Maybe I’m a sucker for round numbers instead of percentages. I quietly perk up when the radio tells me at 5:30 a.m. that Dow futures suggest the market will open up 75 points, even though 75 isn’t overwhelming with the index at 12,000. I’m rapt before my computer screen in the last half-hour of trading because the Dow so often bounces up or down 100 points. You probably know the index today is near 12,000. A few of you might even know it peaked at over 14,100 in October of 2007. Who but professionals can (no looking) say where the S&P 500 is at any time, tell its peaks and valleys, or describe the Wilshire Index, that favorite of purists and professors?
Happy 115th Birthday, Dow!
My affinity for this funky old average led me to attend a conference in May that the Dow Jones Indexes people held to observe the average’s 115th birthday. (115th? I’m telling you, this thing is mighty quirky.) No big economic news, no companies coming or going, and absolutely no chance that the Dow Jones Indexes organization would yield to changing times and admit Apple and Google without a split in their share prices.
Rather, the Dow brass, led by John Prestbo, an old Wall Street Journal reporter who is editor and executive director of all Dow Jones indexes, just wanted to have some fun waving their flag before a bunch of largely European and Asian journalists. Dow Jones got an investor relations guy from General Electric (GE) to say some pleasantries about how proud GE is to be the last charter member of the index still there. A couple of scholars defended the index by noting, to my surprise in light of the no Apple-no Google situation, that the Dow correlated 95% with the S&P 500 for the last 25 years and 95% in the decade of the 2000s. I’d have guessed it was less than 90%. Over the past 20 years (through July 7), the Dow has bested the S&P 500 by 1.3 percentage points per year.

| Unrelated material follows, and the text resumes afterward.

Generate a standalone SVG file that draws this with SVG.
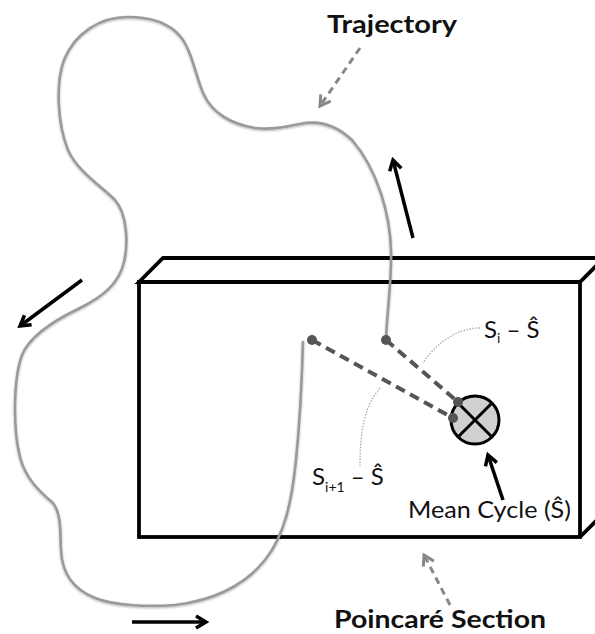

Prestbo explained that the Dow changes less than once a year in part because if Dow Jones did boot more shrinking members, the investing public might believe that the incessant lobbying and public relations by companies eager to be selected pays off. It doesn’t, but frequent changes would call the Dow’s impartiality into question anyway. On the question of why to add Cisco or Microsoft after their stocks downshifted, Prestbo said it’s not the job of the Dow’s guardians to pick the next stock-market winners, but to recognize business excellence. The Dow Jones industrial average, he repeated, is neither a mutual fund nor intended to be your ideal portfolio. You can invest conveniently in the Dow in the form of an exchange-traded fund, SPDR Dow Jones Industrial Average (DIA), but unlike other indexes that are designed to be investments, this is best used as an indicator.
It’s also not a prophecy. In 1896, Charles Dow seeded the original industrial average with leather and sugar and tobacco -- and General Electric -- although Americans were not many years from driving and flying and were already gabbing on the telephone. If the Dow were to be the model for a growth portfolio, I suspect old Charles would’ve found a spot for an oil company or someone tinkering with car parts. He didn’t. But we still pay daily, sometimes hourly, attention to his flawed but likable, charming, mesmerizing number that closed on July 7 at 12,719.49.